Message 2: The value drop (send 4–6 days after Message 1, if no reply)
Share something useful — a relevant resource, a stat, a brief insight. This positions you as a peer rather than a vendor and keeps the conversation door open.
"Hey [First Name] — just wanted to share this piece on [relevant topic] in case it's useful for your team at [Company]: [brief insight or link]. Curious if this matches what you're seeing."
Message 3: The soft ask (send 5–7 days after Message 2, if no reply)
If there's still no reply, make one direct but low-pressure ask. Make it easy to say yes or no.
"Hi [First Name] — I'll keep this brief. We help [job title]s at [company type] with [specific outcome]. Worth a 15-minute call to see if there's a fit? Happy to work around your schedule."
Three messages is typically the right stopping point for an automated sequence. More than that trends toward spam behavior and can generate "I don't know this person" reports.
Step 5: Configure and Launch Your Campaign
With your prospect list and message sequence ready, configure your automation campaign:
- Import your prospect list from LinkedIn search or Sales Navigator
- Set daily connection request limits — stay conservative, especially on newer accounts (20–40/day)
- Configure message timing — space follow-ups with realistic intervals (not perfectly uniform timing)
- Set up reply detection — your tool should stop the sequence for any prospect who replies
- Enable analytics tracking — you'll want connection rate and reply rate data to optimize over time
A quality tool like Ulinc handles the safety and timing aspects automatically, so you're configuring campaign content and targets rather than worrying about behavioral throttling.
Step 6: Monitor, Measure, and Optimize
No campaign is perfect on the first run.
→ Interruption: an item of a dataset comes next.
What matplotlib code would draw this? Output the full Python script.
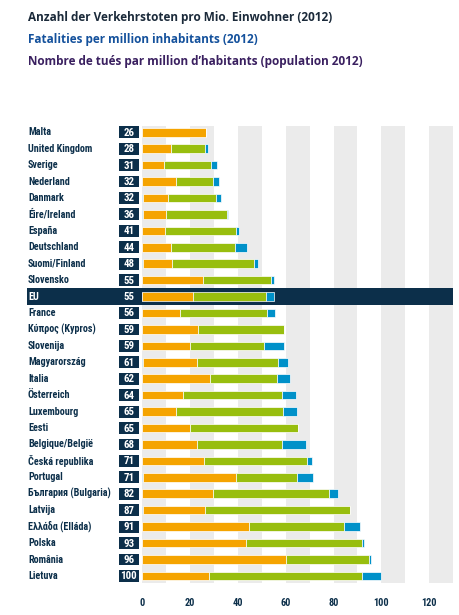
import matplotlib
matplotlib.use("Agg")
import matplotlib.pyplot as plt
from matplotlib.patches import Rectangle
import matplotlib.transforms as mtransforms
from matplotlib import font_manager

countries = ["Malta", "United Kingdom", "Sverige", "Nederland", "Danmark", "Éire/Ireland",
             "España", "Deutschland", "Suomi/Finland", "Slovensko", "EU", "France",
             "Κύπρος (Kypros)", "Slovenija", "Magyarország", "Italia", "Österreich",
             "Luxembourg", "Eesti", "Belgique/België", "Česká republika", "Portugal",
             "България (Bulgaria)", "Latvija", "Ελλάδα (Elláda)", "Polska", "România", "Lietuva"]
totals = [26, 28, 31, 32, 32, 36, 41, 44, 48, 55, 55, 56, 59, 59, 61, 62, 64, 65, 65, 68,
          71, 71, 82, 87, 91, 93, 96, 100]
sliver = [0, 0, 0, 0, 0.4, 0.4, 0, 0, 0.4, 0, 0, 0, 0, 0, 0.4, 0, 0, 0, 0, 0,
          0, 0.4, 0, 0.4, 0, 0, 0, 0]
orange = [26.5, 11.9, 9.1, 14.0, 10.2, 9.4, 9.4, 12.1, 12.1, 25.4, 21.2, 15.6, 23.3, 20.0,
          22.5, 28.2, 17.2, 14.0, 20.0, 22.9, 25.7, 38.9, 29.6, 25.7, 44.6, 43.4, 60.3, 27.9]
green = [0, 14.3, 19.6, 15.6, 20.1, 25.5, 29.8, 26.7, 34.2, 28.3, 30.4, 36.6, 36.0, 30.9,
         34.0, 28.3, 41.4, 45.0, 45.0, 35.7, 43.2, 25.4, 48.6, 60.6, 39.8, 48.5, 34.6, 64.0]
blue = [0, 1.3, 2.4, 2.4, 2.1, 0.7, 1.3, 5.0, 1.7, 1.3, 3.6, 3.3, 0, 8.4, 4.2, 5.4, 5.7,
        5.7, 0, 9.8, 2.0, 6.6, 3.7, 0, 6.6, 0.7, 0.7, 8.1]
xticks = [0, 20, 40, 60, 80, 100, 120]
titles = ["Anzahl der Verkehrstoten pro Mio. Einwohner (2012)",
          "Fatalities per million inhabitants (2012)",
          "Nombre de tués par million d’habitants (population 2012)"]

NAVY = "#0c2f4a"
C_OR = "#f5a400"
C_GR = "#98be0e"
C_BL = "#0091c9"
STRIPE = "#ebebeb"

names = {f.name for f in font_manager.fontManager.ttflist}
narrow_family = None
for cand in ["Liberation Sans Narrow", "Roboto Condensed", "Open Sans Condensed",
             "DejaVu Sans Condensed"]:
    if cand in names:
        narrow_family = cand
        break
if narrow_family is None:
    narrow_kw = dict(family=["DejaVu Sans"], stretch="condensed")
else:
    narrow_kw = dict(family=[narrow_family, "DejaVu Sans"])

W, H = 460, 615
fig = plt.figure(figsize=(W / 100, H / 100), dpi=100)
fig.patch.set_facecolor("white")

x0_px, x1_px = 142.3, 453.0
y_top, y_bot = 126.0, 583.0
ax = fig.add_axes([x0_px / W, 1 - y_bot / H, (x1_px - x0_px) / W, (y_bot - y_top) / H])
n = len(countries)
ax.set_xlim(0, 130)
ax.set_ylim(n - 1 + 0.43, -0.38)
ax.axis("off")

for s in range(0, 130, 20):
    ax.axvspan(s, s + 10, color=STRIPE, zorder=0, lw=0)

eu = countries.index("EU")
trans = mtransforms.blended_transform_factory(fig.transFigure, ax.transData)
ax.add_patch(Rectangle((26.7 / W, eu - 0.5), (453.0 - 26.7) / W, 1.0, transform=trans,
                       facecolor=NAVY, edgecolor="none", zorder=1, clip_on=False))

ys = list(range(n))
bh = 0.52
left = [0.0] * n
for vals, col in [(sliver, C_BL), (orange, C_OR), (green, C_GR), (blue, C_BL)]:
    ax.barh(ys, vals, left=left, height=bh, color=col, edgecolor="white", linewidth=0.5,
            zorder=3)
    left = [l + v for l, v in zip(left, vals)]

bx0, bx1 = 119.0 / W, 138.7 / W
for i, (c, t) in enumerate(zip(countries, totals)):
    is_eu = (i == eu)
    txtcol = "white" if is_eu else NAVY
    ax.text(28.0 / W, i, c, transform=trans, ha="left", va="center", fontsize=7.3,
            fontweight="bold", color=txtcol, zorder=5, clip_on=False, **narrow_kw)
    if not is_eu:
        ax.add_patch(Rectangle((bx0, i - 0.36), bx1 - bx0, 0.72, transform=trans,
                               facecolor=NAVY, edgecolor="none", zorder=4, clip_on=False))
    ax.text((bx0 + bx1) / 2, i + 0.03, str(t), transform=trans, ha="center", va="center",
            fontsize=7.8, fontweight="bold", color="white", zorder=5, clip_on=False,
            **narrow_kw)

pix_y = mtransforms.Affine2D().scale(1, -1).translate(0, H)
tick_trans = mtransforms.blended_transform_factory(ax.transData, pix_y)
for xt in xticks:
    ax.text(xt, 603.0, str(xt), transform=tick_trans, ha="center", va="center",
            fontsize=7.4, fontweight="bold", color=NAVY, clip_on=False, **narrow_kw)

tcols = ["#1b2a3a", "#14519c", "#3a2060"]
for ty, tt, tc in zip([17.5, 40.0, 61.5], titles, tcols):
    fig.text(28.0 / W, 1 - ty / H, tt, ha="left", va="center", fontsize=8.5,
             fontweight="bold", color=tc, family=["Open Sans", "DejaVu Sans"])

fig.savefig("out.png", dpi=100, facecolor="white")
The key metrics to watch:
- Connection acceptance rate: Below 20% usually signals targeting or message relevance issues. Above 35% is strong.
- Reply rate on Message 1: Below 3–5% suggests the opener needs work. 8–12% is good.
- Overall campaign conversion (connections → meetings): Industry benchmarks vary, but 1–3 meetings per 100 connection requests is a reasonable baseline for cold outreach.
Run A/B tests on your connection request note and your Message 1 opener — these two touchpoints have the biggest impact on downstream results. Change one variable at a time and give each test enough data (200+ sends) to be meaningful.
Common Mistakes to Avoid
- Over-automating too fast: Starting at full volume on a new campaign or account. Warm up gradually.
- Mass-targeting: Sending to everyone who matches a broad job title keyword. Narrow targeting beats volume every time.
- Pitching immediately: First-message pitches generate the lowest reply rates and the highest "I don't know this person" reports.
- Ignoring replies: Automation handles the outreach but the replies need human attention. Have a process for routing and responding to inbound conversations.
- Using over-exposed tools: Tools well-known to LinkedIn's detection systems carry inherent account risk. Invitation-only platforms like Ulinc reduce this risk by maintaining a deliberately small public profile.